What is it?
Peugeot has truly been revolutionised in recent years, with its models becoming more stylish and upmarket – and now closer to knocking on the doors of premium brands.
It was the previous 308 that helped to kickstart this change, and it’s something Peugeot will be hoping to continue with this latest model. But with the pace of change being particularly quick in this family hatchback class, and the old 308 starting to feel its age, can this new model get Peugeot back on the right track?
There are plenty of changes that have taken place with the new Peugeot 308, and perhaps most importantly is the addition of a pair of plug-in hybrids. These are the first electrified setups to feature in a 308, and are set to prove popular, particularly considering this model’s importance to the fleet market.
This new 308 is also the first Peugeot to wear the brand’s new logo, while other important changes include a new infotainment system.
What’s under the bonnet?
Though hybrids are of particular importance here, Peugeot will also sell you a 128bhp 1.2-litre petrol engine, as well as a motorway-friendly 128bhp 1.5-litre diesel.
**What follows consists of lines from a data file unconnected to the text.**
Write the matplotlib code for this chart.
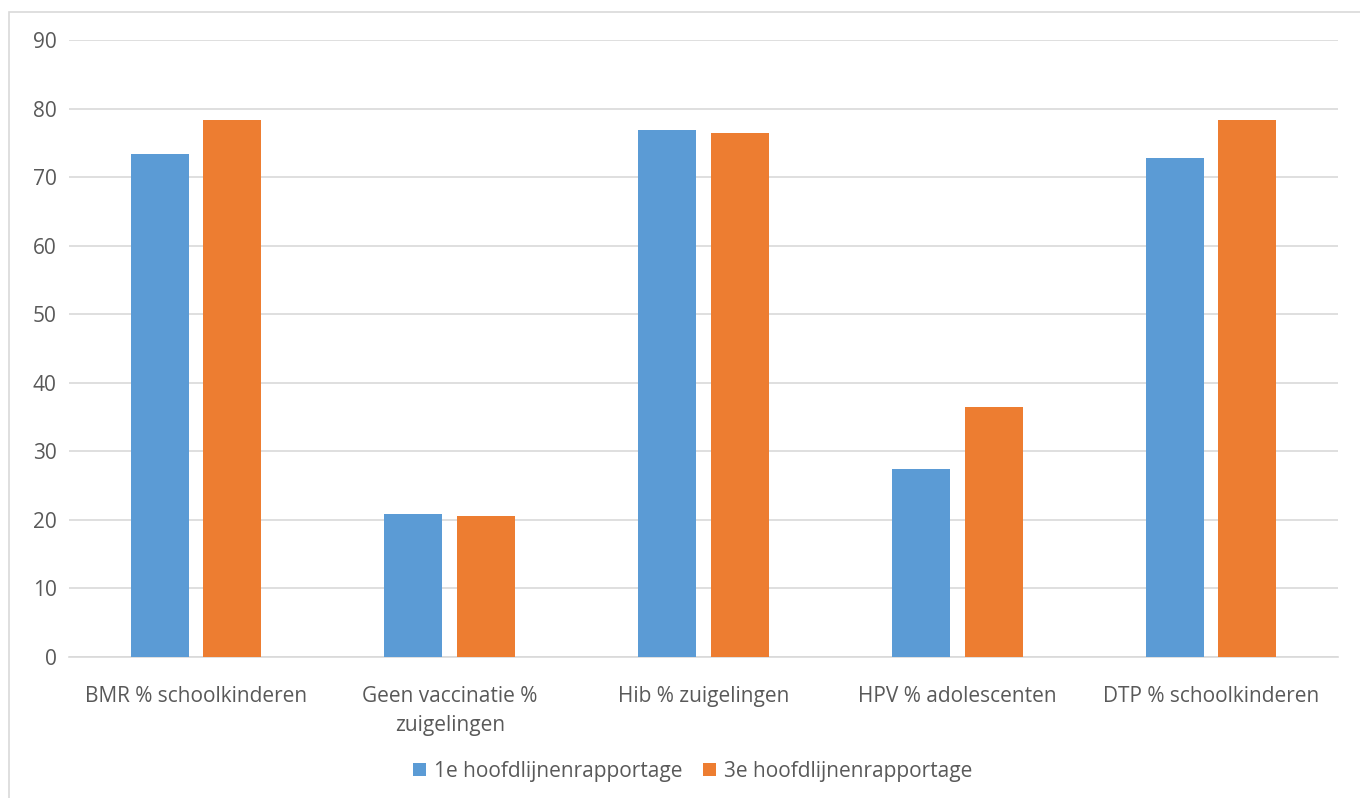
import matplotlib.pyplot as plt
import numpy as np
from matplotlib.patches import Rectangle

categories = [
    "BMR % schoolkinderen",
    "Geen vaccinatie %\nzuigelingen",
    "Hib % zuigelingen",
    "HPV % adolescenten",
    "DTP % schoolkinderen",
]
series_names = ["1e hoofdlijnenrapportage", "3e hoofdlijnenrapportage"]
first_report = [73.4, 20.9, 76.9, 27.4, 72.8]
third_report = [78.3, 20.6, 76.4, 36.5, 78.3]
y_ticks = [0, 10, 20, 30, 40, 50, 60, 70, 80, 90]

plt.rcParams["font.family"] = ["Open Sans", "DejaVu Sans"]
text_color = "#595959"
grid_color = "#d9d9d9"

fig = plt.figure(figsize=(13.6, 7.98), dpi=100)
fig.patches.append(
    Rectangle((9 / 1360, -0.1), 1.2, 1 - 12 / 798 + 0.1,
              transform=fig.transFigure, fill=False,
              edgecolor=grid_color, linewidth=1.2)
)
ax = fig.add_axes([69 / 1360, 1 - 657 / 798, 1269 / 1360, 617 / 798])

x = np.arange(len(categories))
width = 0.2286
offset = 0.143
ax.bar(x - offset, first_report, width, color="#5B9BD5", label=series_names[0], zorder=3)
ax.bar(x + offset, third_report, width, color="#ED7D31", label=series_names[1], zorder=3)

ax.set_xlim(-0.5, len(categories) - 0.5)
ax.set_ylim(0, 90)
ax.set_yticks(y_ticks)
ax.set_xticks(x, categories)
ax.tick_params(axis="both", length=0, colors=text_color, labelsize=15)
ax.tick_params(axis="y", pad=9)
ax.tick_params(axis="x", pad=21)
for label in ax.get_xticklabels():
    label.set_linespacing(1.5)
ax.grid(axis="y", color=grid_color, linewidth=1.2, zorder=0)
for side in ("left", "right", "top"):
    ax.spines[side].set_visible(False)
ax.spines["bottom"].set_color(grid_color)
ax.spines["bottom"].set_linewidth(1.2)

ax.legend(loc="center", bbox_to_anchor=(693 / 1360, 1 - 771 / 798),
          bbox_transform=fig.transFigure, ncol=2, frameon=False,
          fontsize=15, labelcolor=text_color, handlelength=0.6,
          handleheight=0.6, handletextpad=0.4, columnspacing=1.0)

fig.savefig("out.png", dpi=100)
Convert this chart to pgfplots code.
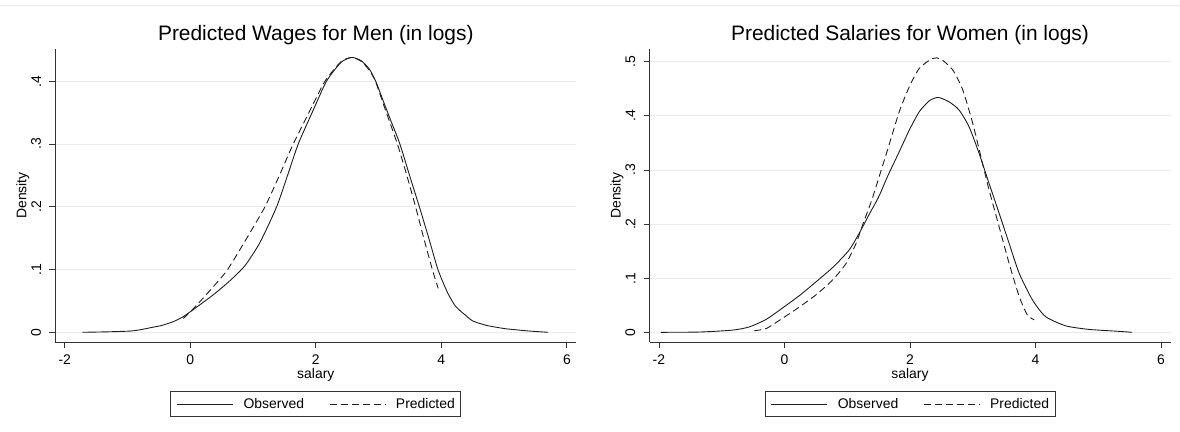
\documentclass[border=0pt]{standalone}
\usepackage{fontspec}
\setmainfont{Liberation Sans}
\usepackage{pgfplots}
\pgfplotsset{compat=1.18}
\definecolor{axisgray}{RGB}{51,51,51}
\definecolor{gridgray}{RGB}{234,234,234}
\definecolor{linegray}{RGB}{30,30,30}

\pgfplotsset{
  statastyle/.style={
    scale only axis,
    width=521bp, height=293bp,
    xmin=-2.15, xmax=6.15,
    axis x line*=bottom, axis y line*=left,
    axis line style={draw=axisgray, line width=0.8bp, -},
    tick style={draw=axisgray, line width=0.8bp},
    tick align=outside, major tick length=6bp,
    xtick={-2,0,2,4,6}, xticklabels={-2,0,2,4,6},
    ymajorgrids, grid style={draw=gridgray, line width=0.8bp},
    ticklabel style={font=\fontsize{14}{16}\selectfont, inner sep=0pt},
    xticklabel shift=7bp,
    yticklabel style={rotate=90, anchor=south},
    yticklabel shift=8bp,
    title style={font=\fontsize{21}{24}\selectfont, at={(axis description cs:0.5,1)}, anchor=base, yshift=3bp},
    xlabel={salary},
    xlabel style={font=\fontsize{14}{16}\selectfont, at={(axis description cs:0.5,0)}, anchor=base, yshift=-36bp},
    ylabel={Density},
    ylabel style={font=\fontsize{14}{16}\selectfont, at={(axis description cs:-0.0553,0.5)}, anchor=base},
    legend columns=2,
    legend style={at={(axis description cs:0.5,-0.2116)}, anchor=center,
      draw=axisgray, line width=0.8bp, font=\fontsize{14}{16}\selectfont,
      inner xsep=6bp, inner ysep=7bp, nodes={inner sep=0pt},
      /tikz/every odd column/.append style={column sep=10bp},
      /tikz/every even column/.append style={column sep=25bp}},
    legend image code/.code={\draw[#1] (0bp,0bp) -- (56bp,0bp);},
    every axis plot/.append style={line width=0.9bp, smooth, tension=0.4},
  },
  obs/.style={draw=linegray, solid},
  pred/.style={draw=linegray, dash pattern=on 7bp off 4bp},
}

\begin{document}
\begin{tikzpicture}
\useasboundingbox (0,0) rectangle (1180bp,432bp);
\draw[gridgray] (0,427bp) -- (1180bp,427bp);

\begin{axis}[statastyle, at={(55.3bp,90bp)}, anchor=south west,
  title={Predicted Wages for Men (in logs)},
  ymin=-0.01546, ymax=0.4515,
  ytick={0,0.1,0.2,0.3,0.4}, yticklabels={0,.1,.2,.3,.4}]
\addplot[obs] coordinates {
  (-1.72,0) (-1.3,0.0008) (-0.95,0.002) (-0.8,0.004) (-0.6,0.008) (-0.45,0.011)
  (-0.27,0.017) (-0.11,0.025) (0.10,0.040) (0.37,0.060) (0.63,0.082) (0.87,0.106)
  (1.11,0.143) (1.376,0.200) (1.55,0.250) (1.72,0.300) (1.95,0.352) (2.17,0.400)
  (2.40,0.430) (2.57,0.438) (2.72,0.433) (2.85,0.420) (2.955,0.400)
  (3.10,0.362) (3.20,0.336) (3.34,0.300) (3.50,0.248) (3.65,0.200) (3.80,0.150)
  (3.946,0.100) (4.10,0.063) (4.23,0.041) (4.40,0.026) (4.50,0.018) (4.72,0.011)
  (5.00,0.006) (5.19,0.004) (5.40,0.002) (5.70,0)
};
\addplot[pred] coordinates {
  (-0.11,0.022) (0.10,0.043) (0.37,0.073) (0.595,0.100) (0.90,0.150) (1.19,0.200)
  (1.42,0.250) (1.64,0.300) (1.90,0.352) (2.145,0.400)
  (2.40,0.431) (2.57,0.438) (2.72,0.432) (2.85,0.418) (2.95,0.400) (3.10,0.357)
  (3.30,0.300) (3.45,0.250) (3.59,0.200) (3.72,0.150) (3.857,0.100) (3.95,0.070)
};
\legend{Observed, Predicted}
\end{axis}

\begin{axis}[statastyle, at={(649.5bp,90bp)}, anchor=south west,
  title={Predicted Salaries for Women (in logs)},
  ymin=-0.0179, ymax=0.5235,
  ytick={0,0.1,0.2,0.3,0.4,0.5}, yticklabels={0,.1,.2,.3,.4,.5}]
\addplot[obs] coordinates {
  (-1.97,0) (-1.36,0.0005) (-0.83,0.004) (-0.56,0.010) (-0.29,0.024) (-0.03,0.045)
  (0.24,0.068) (0.50,0.093) (0.77,0.120) (1.03,0.152) (1.20,0.185) (1.35,0.218)
  (1.50,0.250) (1.65,0.290) (1.83,0.334) (1.99,0.374) (2.15,0.408) (2.31,0.428)
  (2.45,0.434) (2.62,0.426) (2.78,0.411) (2.94,0.380) (3.10,0.331) (3.26,0.275)
  (3.42,0.220) (3.58,0.164) (3.74,0.109) (3.95,0.060) (4.16,0.029) (4.48,0.012)
  (4.80,0.006) (5.01,0.004) (5.30,0.002) (5.54,0)
};
\addplot[pred] coordinates {
  (-0.48,0.003) (-0.29,0.007) (-0.03,0.026) (0.24,0.047) (0.50,0.069) (0.77,0.097)
  (0.98,0.127) (1.14,0.164) (1.25,0.200) (1.39,0.244) (1.51,0.288) (1.65,0.340)
  (1.83,0.408) (1.99,0.454) (2.15,0.488) (2.36,0.506) (2.49,0.505) (2.68,0.485)
  (2.84,0.448) (3.00,0.386) (3.13,0.324) (3.26,0.263) (3.42,0.195) (3.58,0.127)
  (3.74,0.066) (3.87,0.032) (3.98,0.023)
};
\legend{Observed, Predicted}
\end{axis}
\end{tikzpicture}
\end{document}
But for the hybrids, Peugeot has combined a turbocharged 1.6-litre petrol engine with an electric motor. There are two power outputs available – 178bhp and 222bhp, though both offer similar performance, with 0-60mph taking around 7.5 seconds.
With Peugeot claiming an electric range of up to 37 miles, there’s scope for some very low running costs, with CO2 emissions of under 30g/km putting the 308 in a low company car tax bracket.
What’s it like to drive?
Here we’re trying the top 222bhp hybrid version, and providing the battery is charged, it’s more than happy to pootle around on electricity, while the switch between petrol and electricity is smooth too.
It handled nicely, while the ride was very good considering our car was sitting on the largest 18-inch alloy wheels. Just make sure you can get comfortable behind the wheel, because Peugeot’s combination of a small steering wheel and high-positioned digital dials can make it difficult to find a perfect driving position.
How does it look?
Peugeot’s designs are some of the boldest around, and if you want a family hatchback to stand out from the class, the 308 is a great choice. Headed up by its frameless front grille and large vertical LED lights, it certainly commands plenty of presence out on the road.
Adding to this are its sharp crease lines, 3D rear lights and low roofline, all of which make the 308 arguably a far more sportier-looking option than the multitude of crossovers on the market.
What’s it like inside?
Peugeot has really worked hard to lift the quality of the 308’s cabin, and particularly on our top-spec GT Premium test car, it certainly looked the part. With lashings of Alcantara, leather and aluminium elements, this model feels worthy of rivalling some German brands in this area.
The new 10-inch touchscreen is also a big improvement, being clear and far quicker to use than Peugeot’s older system. With this new 308 being 11cm longer than before, it’s roomier inside too, with the boot measuring an impressive 412 litres, though you lose some of that area with the hybrid, which offers 361 litres of space instead.
What’s the spec like?
All 308s get plenty of equipment, with the entry-level Active Premium grade still getting climate control, rear parking sensors, a 10-inch digital instrument cluster and LED headlights.
Allure then adds 17-inch alloy wheels, a reversing camera and satellite navigation, with the Allure Premium bringing wireless smartphone charging, keyless entry and adaptive cruise control.
If you want a sportier look, choose the GT, which is equipped with full matrix LED headlights, a heated steering wheel and 18-inch alloy wheels. At the top of the range, the GT Premium comes with a 360-degree camera system, a Focal sound system and an electric and massaging driver’s seat.
Peugeot has another great product on its hands with the new 308. It feels more upmarket than ever, while the level of technology and style makes it more than capable of rivalling the best in this segment.
The addition of plug-in hybrids is welcome too, and these will make a lot of sense, regardless of whether you’re a private buyer or fleet user.